Momen berkumpul memang hanya bisa kami rasakan saat libur lebaran. Maklum, beberapa dari kami memang terpencar di beberapa daerah. Ada yang merantau dengan alasan bekerja, ada juga yang karena alasan sekolah. Ada di Banyuasin, Palembang, Lampung, Jakarta, aku sendiri kuliah di Bogor. Momen mudiklah satu-satu alasan yang mempertemukan kami.
Saat itu, kami menghabiskan waktu hingga petang. Bahkan muncul niatan untuk bermalam disana, tapi kami urungkan karena tidak ada persiapan. Oh ya, apa yang kami lakukan ini disebut dengan bekilah dalam tradisi dusun. Rutinitas menghabiskan waktu bersama kawan di suatu tempat, biasanya di ladang atau di pinggir hutan. Aktivitasnya diisi dengan masak masak dan saling bercerita.
Sembari menyantap ikan yang baru matang, kami menungkai kembali fragmen ingatan tentang dusun. Benarlah yang diungkapkan kawanku, penetrasi globalisasi kerapkali membuat tradisi lokal tunduk pada global. Dan berakhir dengan penyeragaman budaya semua masyarakat. Interaksi dengan dunia luar, membuat beberapa identitas kedusunan luntur secara perlahan. Sayangnya, penyeragaman tersebut lebih banyak pada pola konsumsi.

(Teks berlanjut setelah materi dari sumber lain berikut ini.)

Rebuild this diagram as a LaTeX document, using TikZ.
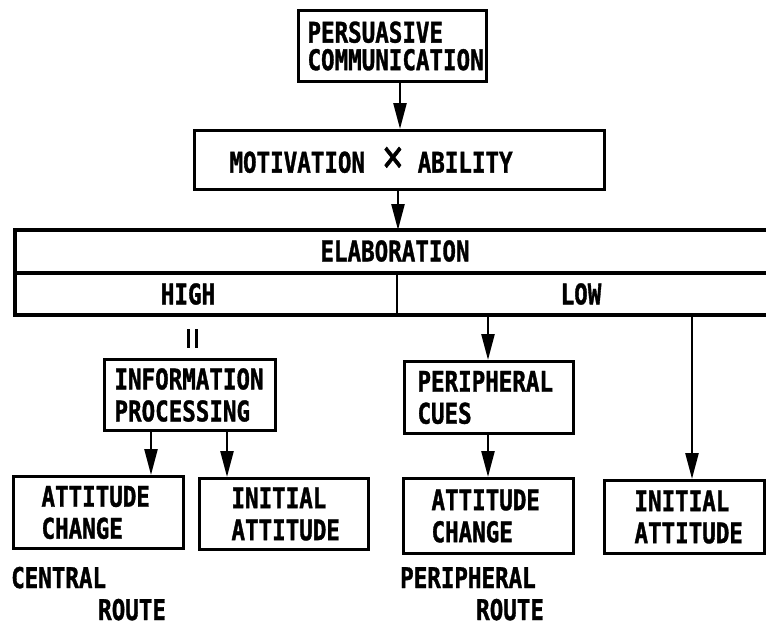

Misal imajinasi tentang water boom yang menjadi trend baru di kampungku. Orangtua rela menempuh perjalanan ke kecamatan tetangga untuk merasakan wisata air tersebut. Padahal dulu anak-anak kecil kerap menghabiskan waktu berjam-jam di sungai dengan beragam permainan. Mulai cit-cit kabung, bermain cia'-cia'an atau berburu buahan hutan yang biasa hanyut di sungai.
Sejenak aku terdiam, aku baru paham kenapa upaya melestarikan tradisi perlu dilakukan. Selain menjaga eksistensi, itu adalah bentuk ketegasan melawan globalisasi. Menolak tunduk pada penyeragaman budaya. Jika dibiarkan, bukan hanya melahirkan masyarakat yang seragam, tapi juga bakal menjadikan kita sebagai budak pasar. LAWAN!!!